Exercise material -
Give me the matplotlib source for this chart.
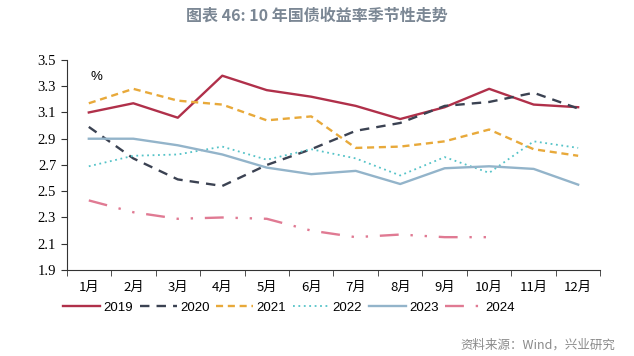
import matplotlib.pyplot as plt
import numpy as np

plt.rcParams['font.family'] = ['Noto Sans CJK SC', 'DejaVu Sans']

months = ['1月', '2月', '3月', '4月', '5月', '6月', '7月', '8月', '9月', '10月', '11月', '12月']

y2019 = [3.10, 3.17, 3.06, 3.38, 3.27, 3.22, 3.15, 3.05, 3.14, 3.28, 3.16, 3.14]
y2020 = [2.99, 2.75, 2.59, 2.54, 2.70, 2.82, 2.96, 3.02, 3.15, 3.18, 3.25, 3.13]
y2021 = [3.17, 3.28, 3.19, 3.16, 3.04, 3.07, 2.83, 2.84, 2.88, 2.97, 2.82, 2.77]
y2022 = [2.69, 2.77, 2.78, 2.84, 2.74, 2.82, 2.75, 2.62, 2.76, 2.64, 2.88, 2.83]
y2023 = [2.90, 2.90, 2.85, 2.78, 2.68, 2.63, 2.655, 2.555, 2.675, 2.69, 2.67, 2.55]
y2024 = [2.43, 2.34, 2.29, 2.30, 2.29, 2.20, 2.15, 2.17, 2.15, 2.15]

fig = plt.figure(figsize=(6.34, 3.56), dpi=100)
ax = fig.add_axes([0.105, 0.2416, 0.842, 0.59])

x = np.arange(len(months))
ax.plot(x, y2019, color='#b0304a', lw=1.7, label='2019')
ax.plot(x, y2020, color='#3b4252', lw=1.7, ls=(0, (4, 3)), label='2020')
ax.plot(x, y2021, color='#e8a93a', lw=1.7, ls=(0, (3, 2)), label='2021')
ax.plot(x, y2022, color='#55c3c8', lw=1.3, ls=(0, (1, 2)), label='2022')
ax.plot(x, y2023, color='#93b4ca', lw=1.7, label='2023')
ax.plot(x[:len(y2024)], y2024, color='#e07a93', lw=1.7,
        ls=(0, (8, 5, 1, 5, 1, 5)), label='2024')

ax.set_xlim(-0.5, 11.5)
ax.set_ylim(1.9, 3.5)
ax.set_yticks(np.arange(1.9, 3.51, 0.2))
ax.set_yticklabels([f'{v:.1f}' for v in np.arange(1.9, 3.51, 0.2)],
                   family='Liberation Serif', fontsize=10.5)
ax.set_xticks(x)
ax.set_xticklabels(months, fontsize=9.5)
ax.set_xticks(np.arange(-0.5, 12, 1), minor=True)
ax.tick_params(axis='x', which='major', length=0, pad=8)
ax.tick_params(axis='x', which='minor', length=4, color='#333333')
ax.tick_params(axis='y', length=4, color='#333333')

for s in ['top', 'right']:
    ax.spines[s].set_visible(False)
ax.spines['left'].set_color('#333333')
ax.spines['bottom'].set_color('#333333')

ax.text(0.045, 0.92, '%', transform=ax.transAxes, fontsize=9.5,
        family='Liberation Sans', ha='left', va='center')

fig.text(0.5, 0.955, '图表 46: 10 年国债收益率季节性走势', ha='center', va='center',
         fontsize=11.5, color='#7b8794', fontweight='bold')

fig.legend(loc='center', bbox_to_anchor=(0.456, 0.135), ncol=6, frameon=False,
           handlelength=2.8, columnspacing=0.5, handletextpad=0.25,
           prop={'family': ['Liberation Sans'], 'size': 9.5})

fig.text(0.97, 0.03, '资料来源：Wind，兴业研究', ha='right', va='center',
         fontsize=9, color='#8a8a8a')

fig.savefig('out.png', dpi=100)
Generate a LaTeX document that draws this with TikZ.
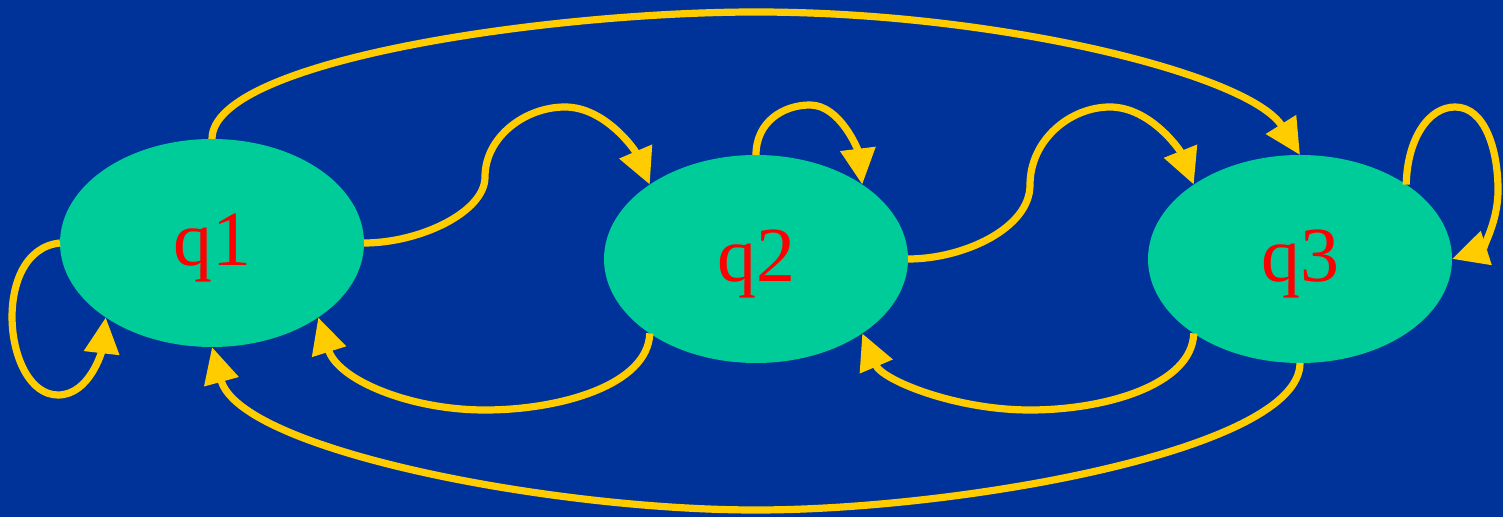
\documentclass[tikz,border=0pt]{standalone}
\usepackage{fontspec}
\setmainfont{Liberation Serif}
\usetikzlibrary{shapes.geometric,arrows.meta}
\definecolor{bg}{HTML}{003399}
\definecolor{st}{HTML}{00CC99}
\definecolor{gold}{HTML}{FFCC00}
\begin{document}
\begin{tikzpicture}[x=0.5pt,y=-0.5pt,
  state/.style={ellipse,fill=st,draw=none,inner sep=0pt,outer sep=0pt,
    minimum width=152pt,minimum height=104pt,text=red,
    text height=31pt,text depth=8.5pt,
    font=\fontsize{39}{41}\selectfont},
  conn/.style={draw=gold,line width=3.6pt,
    -{Triangle[length=18pt,width=17pt]}}]
\fill[bg] (0,0) rectangle (1503,517);
\useasboundingbox (0,0) rectangle (1503,517);
\node[state] (q1) at (212,243) {q1};
\node[state] (q2) at (756,259) {q2};
\node[state] (q3) at (1300,259) {q3};
% self loops
\draw[conn] (q1.180) .. controls (-10,250) and (3,395) .. (58,395)
  .. controls (90,395) and (102,350) .. (q1.215);
\draw[conn] (q2.north) .. controls (756,122) and (783,105) .. (810,105)
  .. controls (840,105) and (858,150) .. (q2.35);
\draw[conn] (q3.35) .. controls (1407,140) and (1428,107) .. (1455,107)
  .. controls (1485,107) and (1498,150) .. (1498,190)
  .. controls (1498,225) and (1480,250) .. (q3.east);
% forward short
\draw[conn] (q1.east) .. controls (420,243) and (485,212) .. (485,177)
  .. controls (485,137) and (525,107) .. (565,107)
  .. controls (605,107) and (635,150) .. (q2.145);
\draw[conn] (q2.east) .. controls (964,259) and (1030,228) .. (1030,185)
  .. controls (1030,140) and (1070,107) .. (1110,107)
  .. controls (1150,107) and (1180,150) .. (q3.145);
% backward short
\draw[conn] (q2.215) .. controls (648,385) and (560,410) .. (485,410)
  .. controls (410,410) and (338,380) .. (q1.325);
\draw[conn] (q3.215) .. controls (1192,385) and (1105,410) .. (1030,410)
  .. controls (955,410) and (882,380) .. (q2.325);
% long arcs
\draw[conn] (q1.north) .. controls (212,60) and (550,12) .. (756,12)
  .. controls (1000,12) and (1250,75) .. (q3.north);
\draw[conn] (q3.south) .. controls (1300,450) and (960,510) .. (756,510)
  .. controls (550,510) and (240,450) .. (q1.south);
\end{tikzpicture}
\end{document}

What you have to do - Search the preceding listing for "this" and extract every line where it is found.

Written solution -
Give me the matplotlib source for this chart.
Generate a LaTeX document that draws this with TikZ.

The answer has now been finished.